Although still rare, photovoltaic panels are mounted on rooftops of warehouse or manufacturing facilities to generate electric power for tenants’ needs. Unfortunately, the costs of such a system are still quite high due to both the price of the system itself and its installation and the cost of reinforcing the roof structure.

The location of a warehouse also impacts on occupancy costs

“The last category of warehouse occupancy costs could be called unobvious. It includes the location of a facility, the utilisation and optimisation of leased space. When leasing warehouse space, its location is key. There’s a real estate market saying that the three key features of a property are: “location, location, and location,” says Daniel Kempa.

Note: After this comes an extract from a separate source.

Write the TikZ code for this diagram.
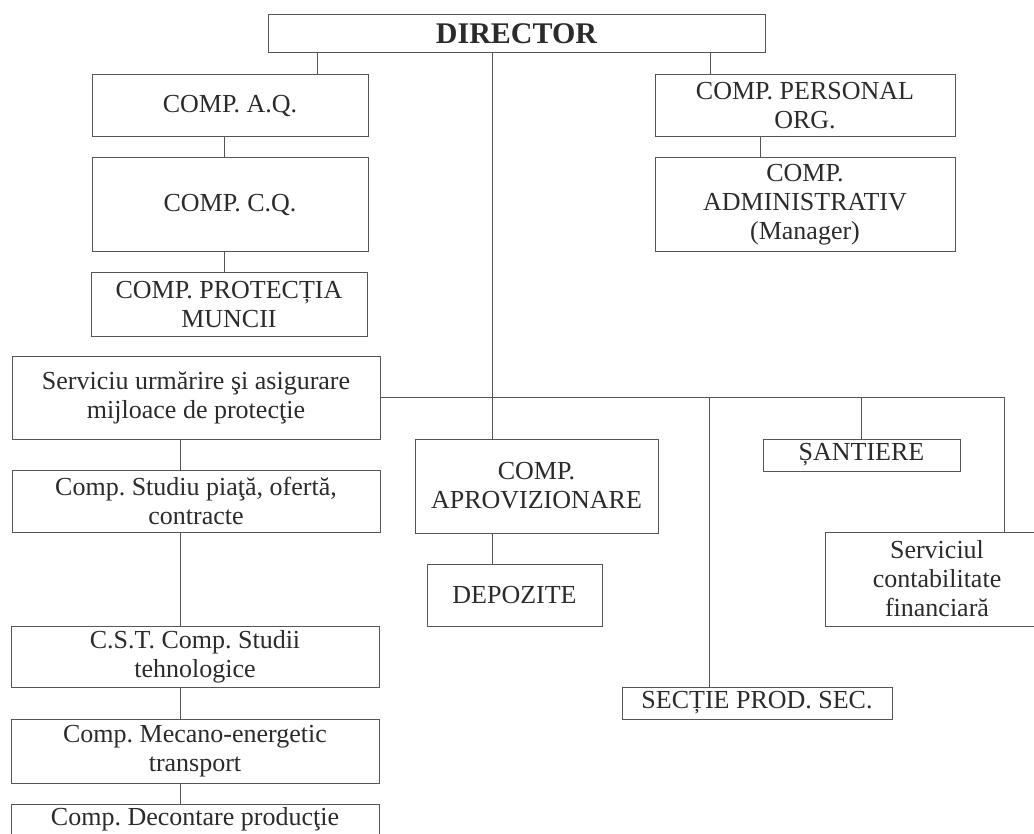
\documentclass[tikz,border=0pt]{standalone}
\usepackage{fontspec}
\setmainfont{Liberation Serif}
\frenchspacing
\definecolor{ink}{HTML}{2B2B2B}
\definecolor{frame}{HTML}{555555}

\begin{document}
\begin{tikzpicture}[x=1pt, y=-1pt,
     unit/.style = {draw=frame, line width=1pt, inner sep=2pt, align=center,
                    text=ink, font=\frenchspacing\fontsize{26}{29}\selectfont},
     head/.style = {unit, font=\bfseries\fontsize{30}{34}\selectfont},
     link/.style = {draw=frame, line width=1pt}
     ]
    \useasboundingbox (0,0) rectangle (1034,834);
    \clip (0,0) rectangle (1034,834);
    \node (dir)    [head, minimum width=497pt, minimum height=38pt] at (516.5,34) {DIRECTOR};
    \node (aq)     [unit, minimum width=276pt, minimum height=62pt] at (230,106) {COMP. A.Q.};
    \node (cq)     [unit, minimum width=276pt, minimum height=94pt] at (230,205) {COMP. C.Q.};
    \node (pm)     [unit, minimum width=276pt, minimum height=64pt] at (229,305) {COMP. PROTECȚIA\\MUNCII};
    \node (pers)   [unit, minimum width=300pt, minimum height=62pt] at (805,106) {COMP. PERSONAL\\ORG.};
    \node (adm)    [unit, minimum width=300pt, minimum height=94pt] at (805,205) {COMP.\\ADMINISTRATIV\\(Manager)};
    \node (serv)   [unit, minimum width=368pt, minimum height=82pt] at (196,398) {Serviciu urmărire şi asigurare\\mijloace de protecţie};
    \node (piata)  [unit, minimum width=368pt, minimum height=62pt] at (196,501) {Comp. Studiu piaţă, ofertă,\\contracte};
    \node (cst)    [unit, minimum width=368pt, minimum height=61pt] at (195,656.5) {C.S.T. Comp. Studii\\tehnologice};
    \node (meca)   [unit, minimum width=368pt, minimum height=64pt] at (195,751) {Comp. Mecano-energetic\\transport};
    \node (decont) [unit, minimum width=368pt, minimum height=62pt, anchor=north] at (195,804) {Comp. Decontare producţie\\\strut};
    \node (aprov)  [unit, minimum width=243pt, minimum height=94pt] at (536.5,486) {COMP.\\APROVIZIONARE};
    \node (depoz)  [unit, minimum width=175pt, minimum height=62pt] at (514.5,595) {DEPOZITE};
    \node (sant)   [unit, minimum width=197pt, minimum height=32pt] at (861.5,455) {ȘANTIERE};
    \node (contab) [unit, minimum width=224pt, minimum height=94pt] at (937,579) {Serviciul\\contabilitate\\financiară};
    \node (sectie) [unit, minimum width=270pt, minimum height=32pt] at (757,703) {SECȚIE PROD. SEC.};

    \coordinate (qa)  at ([xshift=-6pt]aq.south);
    \coordinate (col) at ([xshift=-16pt]serv.south);
    \draw[link] ([xshift=87pt]aq.north) -- ([xshift=87pt]aq.north |- dir.south);
    \draw[link] ([xshift=-44pt]aprov.north) -- ([xshift=-44pt]aprov.north |- dir.south);
    \draw[link] ([xshift=-95pt]pers.north) -- ([xshift=-95pt]pers.north |- dir.south);
    \draw[link] ([xshift=-45pt]pers.south) -- ([xshift=-45pt]pers.south |- adm.north);
    \foreach \a/\b in {aq/cq, cq/pm}
        \draw[link] (\a.south -| qa) -- (\b.north -| qa);
    \foreach \a/\b in {serv/piata, piata/cst, cst/meca, meca/decont}
        \draw[link] (\a.south -| col) -- (\b.north -| col);
    \draw[link] (serv.east) -| ([xshift=67pt]contab.north);
    \draw[link] (sant.north) -- (sant.north |- serv.east);
    \draw[link] ([xshift=-48pt]sectie.north) -- ([xshift=-48pt]sectie.north |- serv.east);
    \draw[link] ([xshift=-44pt]aprov.south) -- ([xshift=-44pt]aprov.south |- depoz.north);
\end{tikzpicture}
\end{document}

The place of doing business has a tremendous impact on business operating costs. Transportation and labour costs could vary significantly depending on the location of the leased warehouse. The area of doing business, the target market, areas from which employees will be commuting to work and where to recruit new staff will all need to be factored in. The choice of the best warehouse location for business operations should be made with regard to the above factors.

Lower bills thanks to space optimisation

The utilisation of warehouse or production space and optimisation of its area will have an effect on the overall occupancy costs. Leased space should be effectively utilised – machines, racks and workstations should be spaced out optimally to prevent losses due to unused or empty spaces. As a result, you will lease only as much space as you actually need. Other factors to be considered include the clear height of the warehouse, racking systems and overall warehouse services.

What does warehouse rent include?

“Rent comprises multiple components that have a direct or indirect impact on the number of charges paid for leasing warehouse space. Each project requires a case-by-case and comprehensive approach. As illustrated above, rent is not always equivalent to a service charge,” concludes Daniel Kempa, Cushman & Wakefield.